The Inexorability of Now Revisited

October 5, 2020 marked 18 months to the day since Lizzy died, making Cecilia 17 months old. With each day that passes, the fact of Lizzy’s death becomes just a little more concrete. By this, I mean that the utter despair, the raw and shredding grief, and the searing isolation become that much more ingrained into who I am and who I am continually becoming. Each of these things is so unbearable when death first occurs; what happens from then on is a forced regimen of learning how to bear this impossible weight. With each day that passes, I bear it. And although my strength has grown in ways I could not have fathomed, there is no healing the gnawing certainty that only one thing can ultimately resolve the paradox that has become my life.

With each day that passes, Cecilia grows just a little bit older and stronger. Her appetite, weight, and hair are growing by the day. She can now effectively butt-scoot/crawl her way across the room to get where she wants to go. She turns all of the pages by herself during our reading times, and plays alone in her pack and play, silently flipping the pages of her touch-and-feel books to feel the new texture on each page. She can pat her head, tummy, and nose on command, and mimic everything from hoots, clicks, and bleats to kisses, although her kisses still come out as raspberries. She uses her co-sleeper to pull herself to stand so that she can reach to grab a cross with a bedtime prayer on it off the wall. When she sleeps, her beauty still startles me, and when she’s awake, she continues to surprise me with what she’s showing me she can see.

She is, unequivocally, a toddler. I think every day about what I am going to do when she turns two. For eighteen months, I have needed Cece to turn two so that I can “have back” what I had, and yet some part of me has always known this for the fallacy it is. Lizzy’s friends are all three-and-a-half or four by now. I have been a mother for three-and-a-half years, and yet I only have an eighteen-month-old living toddler. What, I begin to ask myself, is so magical about Cece turning two in six months? It will not bring Lizzy back to life or undo what has been done. Why do I feel like there is just this ghostland in between now and then? Why do I feel that at least some of my fear will abate if I can keep Cecilia alive until her second birthday?

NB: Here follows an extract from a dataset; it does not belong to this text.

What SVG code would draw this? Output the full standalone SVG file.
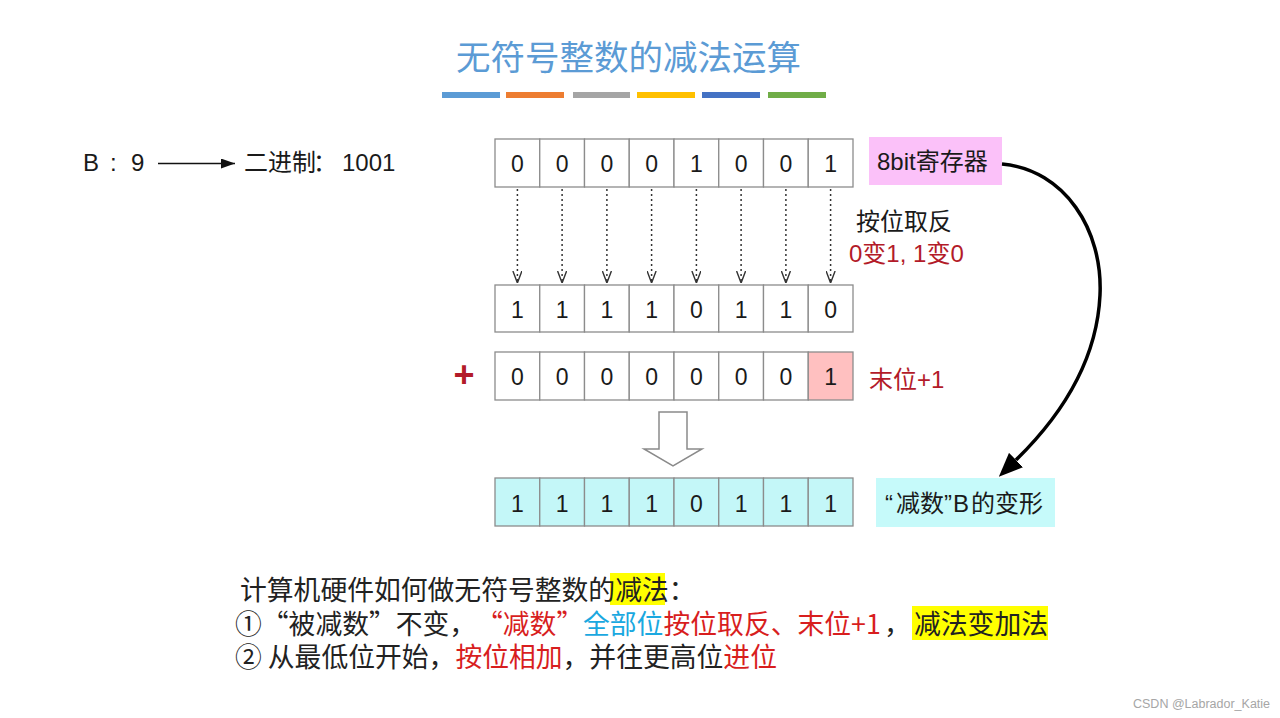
<svg xmlns="http://www.w3.org/2000/svg" width="1280" height="718" viewBox="0 0 1280 718">
<style>
.cell{fill:#ffffff;stroke:#8c8c8c;stroke-width:1.3}
.num{font-family:"Liberation Sans","Noto Sans CJK SC",sans-serif;font-size:23px;fill:#1a1a1a;text-anchor:middle}
.lbl{font-family:"Liberation Sans","Noto Sans CJK SC",sans-serif;font-size:24px;fill:#1a1a1a}
.body{font-family:"Noto Sans CJK SC",sans-serif;font-size:26.8px;fill:#222222}
.red{fill:#D81E1E}
.blue{fill:#1AA8E0}
.dred{fill:#B31B29}
.hl{fill:#FFFF00}
.dot{stroke:#333333;stroke-width:1.5;stroke-dasharray:2 3;fill:none}
</style>
<defs>
<marker id="openV" viewBox="0 0 12 10" refX="12" refY="5" markerWidth="12" markerHeight="10" markerUnits="userSpaceOnUse" orient="auto">
<path d="M0,0.5 L12,5 L0,9.5" fill="none" stroke="#333333" stroke-width="1.4"/>
</marker>
<marker id="solidS" viewBox="0 0 14 10" refX="14" refY="5" markerWidth="14" markerHeight="10" markerUnits="userSpaceOnUse" orient="auto">
<path d="M0,0 L14,5 L0,10 z" fill="#111111"/>
</marker>
<marker id="solidL" viewBox="0 0 24 20" refX="0" refY="10" markerWidth="24" markerHeight="20" markerUnits="userSpaceOnUse" orient="auto">
<path d="M0,0 L24,10 L0,20 z" fill="#000000"/>
</marker>
</defs>
<rect x="0" y="0" width="1280" height="718" fill="#ffffff"/>

<g id="title">
<text x="628.5" y="70" font-family="Noto Sans CJK SC, sans-serif" font-size="34.5" fill="#5B9BD5" text-anchor="middle">无符号整数的减法运算</text>
<rect x="442" y="92" width="58" height="6" fill="#5B9BD5"/>
<rect x="506" y="92" width="58" height="6" fill="#ED7D31"/>
<rect x="573" y="92" width="57" height="6" fill="#A5A5A5"/>
<rect x="637" y="92" width="58" height="6" fill="#FFC000"/>
<rect x="702" y="92" width="58" height="6" fill="#4472C4"/>
<rect x="768" y="92" width="58" height="6" fill="#70AD47"/>
</g>

<g id="b-value">
<text class="lbl" y="171" font-size="22"><tspan x="83">B</tspan><tspan x="110">:</tspan><tspan x="131">9</tspan></text>
</g>
<g id="b-binary">
<text class="lbl" y="171" font-size="22"><tspan x="244">二进制</tspan><tspan x="313">：</tspan><tspan x="342">1001</tspan></text>
</g>

<g id="row-original">
<rect class="cell" x="495" y="139" width="44.75" height="48"/>
<rect class="cell" x="539.75" y="139" width="44.75" height="48"/>
<rect class="cell" x="584.5" y="139" width="44.75" height="48"/>
<rect class="cell" x="629.25" y="139" width="44.75" height="48"/>
<rect class="cell" x="674" y="139" width="44.75" height="48"/>
<rect class="cell" x="718.75" y="139" width="44.75" height="48"/>
<rect class="cell" x="763.5" y="139" width="44.75" height="48"/>
<rect class="cell" x="808.25" y="139" width="44.75" height="48"/>
<text class="num" y="172"><tspan x="517.4">0</tspan><tspan x="562.1">0</tspan><tspan x="606.9">0</tspan><tspan x="651.6">0</tspan><tspan x="696.4">1</tspan><tspan x="741.1">0</tspan><tspan x="785.9">0</tspan><tspan x="830.6">1</tspan></text>
</g>

<g id="row-inverted">
<rect class="cell" x="495" y="285" width="44.75" height="47"/>
<rect class="cell" x="539.75" y="285" width="44.75" height="47"/>
<rect class="cell" x="584.5" y="285" width="44.75" height="47"/>
<rect class="cell" x="629.25" y="285" width="44.75" height="47"/>
<rect class="cell" x="674" y="285" width="44.75" height="47"/>
<rect class="cell" x="718.75" y="285" width="44.75" height="47"/>
<rect class="cell" x="763.5" y="285" width="44.75" height="47"/>
<rect class="cell" x="808.25" y="285" width="44.75" height="47"/>
<text class="num" y="318"><tspan x="517.4">1</tspan><tspan x="562.1">1</tspan><tspan x="606.9">1</tspan><tspan x="651.6">1</tspan><tspan x="696.4">0</tspan><tspan x="741.1">1</tspan><tspan x="785.9">1</tspan><tspan x="830.6">0</tspan></text>
</g>

<g id="row-plus-one">
<text x="464" y="387" font-family="Liberation Sans, sans-serif" font-size="36" font-weight="bold" fill="#B31B29" text-anchor="middle">+</text>
<rect class="cell" x="495" y="352" width="44.75" height="48"/>
<rect class="cell" x="539.75" y="352" width="44.75" height="48"/>
<rect class="cell" x="584.5" y="352" width="44.75" height="48"/>
<rect class="cell" x="629.25" y="352" width="44.75" height="48"/>
<rect class="cell" x="674" y="352" width="44.75" height="48"/>
<rect class="cell" x="718.75" y="352" width="44.75" height="48"/>
<rect class="cell" x="763.5" y="352" width="44.75" height="48"/>
<rect class="cell" x="808.25" y="352" width="44.75" height="48" style="fill:#FFC0C0"/>
<text class="num" y="385"><tspan x="517.4">0</tspan><tspan x="562.1">0</tspan><tspan x="606.9">0</tspan><tspan x="651.6">0</tspan><tspan x="696.4">0</tspan><tspan x="741.1">0</tspan><tspan x="785.9">0</tspan><tspan x="830.6">1</tspan></text>
</g>

<g id="down-arrow">
<polygon points="659,412 687,412 687,449 702,449 673,466 644,449 659,449" fill="#ffffff" stroke="#8a8a8a" stroke-width="1.5" stroke-linejoin="miter"/>
</g>

<g id="row-result">
<rect class="cell" x="495" y="478" width="44.75" height="48" style="fill:#C4F7F8"/>
<rect class="cell" x="539.75" y="478" width="44.75" height="48" style="fill:#C4F7F8"/>
<rect class="cell" x="584.5" y="478" width="44.75" height="48" style="fill:#C4F7F8"/>
<rect class="cell" x="629.25" y="478" width="44.75" height="48" style="fill:#C4F7F8"/>
<rect class="cell" x="674" y="478" width="44.75" height="48" style="fill:#C4F7F8"/>
<rect class="cell" x="718.75" y="478" width="44.75" height="48" style="fill:#C4F7F8"/>
<rect class="cell" x="763.5" y="478" width="44.75" height="48" style="fill:#C4F7F8"/>
<rect class="cell" x="808.25" y="478" width="44.75" height="48" style="fill:#C4F7F8"/>
<text class="num" y="511.5"><tspan x="517.4">1</tspan><tspan x="562.1">1</tspan><tspan x="606.9">1</tspan><tspan x="651.6">1</tspan><tspan x="696.4">0</tspan><tspan x="741.1">1</tspan><tspan x="785.9">1</tspan><tspan x="830.6">1</tspan></text>
</g>

<g id="label-register">
<rect x="869" y="137" width="133" height="48" fill="#FBC1F9"/>
<text class="lbl" x="877" y="170">8bit寄存器</text>
</g>
<g id="label-invert">
<text class="lbl" x="856" y="230">按位取反</text>
<text class="lbl dred" x="849" y="262" font-size="23.5">0变1, 1变0</text>
</g>
<g id="label-last-bit">
<text class="lbl dred" x="869" y="388">末位+1</text>
</g>
<g id="label-result">
<rect x="876" y="478" width="179" height="49" fill="#C6FAFA"/>
<text class="lbl" y="512"><tspan x="885">“</tspan><tspan x="896">减数</tspan><tspan x="944">”</tspan><tspan x="953">B</tspan><tspan x="971">的变形</tspan></text>
</g>

<g id="connectors">
<line x1="158" y1="163.5" x2="235" y2="163.5" stroke="#111111" stroke-width="1.4" marker-end="url(#solidS)"/>
<line class="dot" x1="517.4" y1="189" x2="517.4" y2="283" marker-end="url(#openV)"/>
<line class="dot" x1="562.1" y1="189" x2="562.1" y2="283" marker-end="url(#openV)"/>
<line class="dot" x1="606.9" y1="189" x2="606.9" y2="283" marker-end="url(#openV)"/>
<line class="dot" x1="651.6" y1="189" x2="651.6" y2="283" marker-end="url(#openV)"/>
<line class="dot" x1="696.4" y1="189" x2="696.4" y2="283" marker-end="url(#openV)"/>
<line class="dot" x1="741.1" y1="189" x2="741.1" y2="283" marker-end="url(#openV)"/>
<line class="dot" x1="785.9" y1="189" x2="785.9" y2="283" marker-end="url(#openV)"/>
<line class="dot" x1="830.6" y1="189" x2="830.6" y2="283" marker-end="url(#openV)"/>
<path d="M1002,164 C1065,170 1103,230 1100,295 C1097,360 1062,415 1016,460" fill="none" stroke="#000000" stroke-width="3.5" marker-end="url(#solidL)"/>
</g>

<g id="summary">
<rect class="hl" x="610" y="573" width="55" height="32"/>
<rect class="hl" x="912" y="606" width="136" height="34"/>
<text class="body" x="240" y="600" font-size="26.5">计算机硬件如何做无符号整数的减法：</text>
<text class="body" y="634"><tspan x="235">①“被减数”不变，</tspan><tspan class="red" x="476">“减数”</tspan><tspan class="blue" x="583">全部位</tspan><tspan class="red" x="663.5">按位取反、</tspan><tspan class="red" x="797.5">末位+1</tspan><tspan x="884">，</tspan></text>
<text class="body" x="914" y="634" font-size="26.5">减法变加法</text>
<text class="body" x="235" y="667">② 从最低位开始，<tspan class="red">按位相加</tspan>，并往更高位<tspan class="red">进位</tspan></text>
</g>

<g id="watermark">
<text x="1133" y="708" font-family="Liberation Sans, sans-serif" font-size="12.5" fill="#a6a6a6">CSDN @Labrador_Katie</text>
</g>
</svg>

It seems to me that fear itself is irrational. No science, objectivity, or empiricism has the power to combat it. There is no argument that anyone can make to me to abolish my “what if’s”–both in reference to Lizzy’s death and Cece’s potential survival. There are, quite simply, no guarantees. There is only what has been and what is.

We are all products of the choices we have made and the choices others have made that have shaped the world we encounter every day. We have to live with the implications and consequences of those choices because there is no other option. I have spent so much of my life living for the future and dreaming of what I want and intend to fight for, but the only truth that really defines my life is that all I have, or ever will have, is the immediacy of now.

Perhaps the most important question in life is also arguably the most ignored, that being: how does one ensure that now matters? Now is all we ever have, and yet now is more often the burden that we wish will just pass us by.

I think I need to stop living for Cecilia’s second birthday or tenth or thirtieth. I think that each second that passes while she keeps breathing is a gift that is passing away before my eyes. She is here; I am here, and Lizzy is waiting. This is the curse of being alive: to learn to encounter the inexorability of now without fear or resentment or even hope for a better tomorrow, which may never come. I feel this blinding imperative to fight for Cecilia’s life, health, and future, and this fight, more than anything else, defines our waking hours. What defines our sleeping hours is silence, presence, and a consuming need for one another. I do not know how to walk this tightrope between planning for the future and cherishing the now. I know only that each night I fall asleep and each morning I wake up to the same three driving commands:

Never forget. Never surrender. And fall into now with your arms wide open.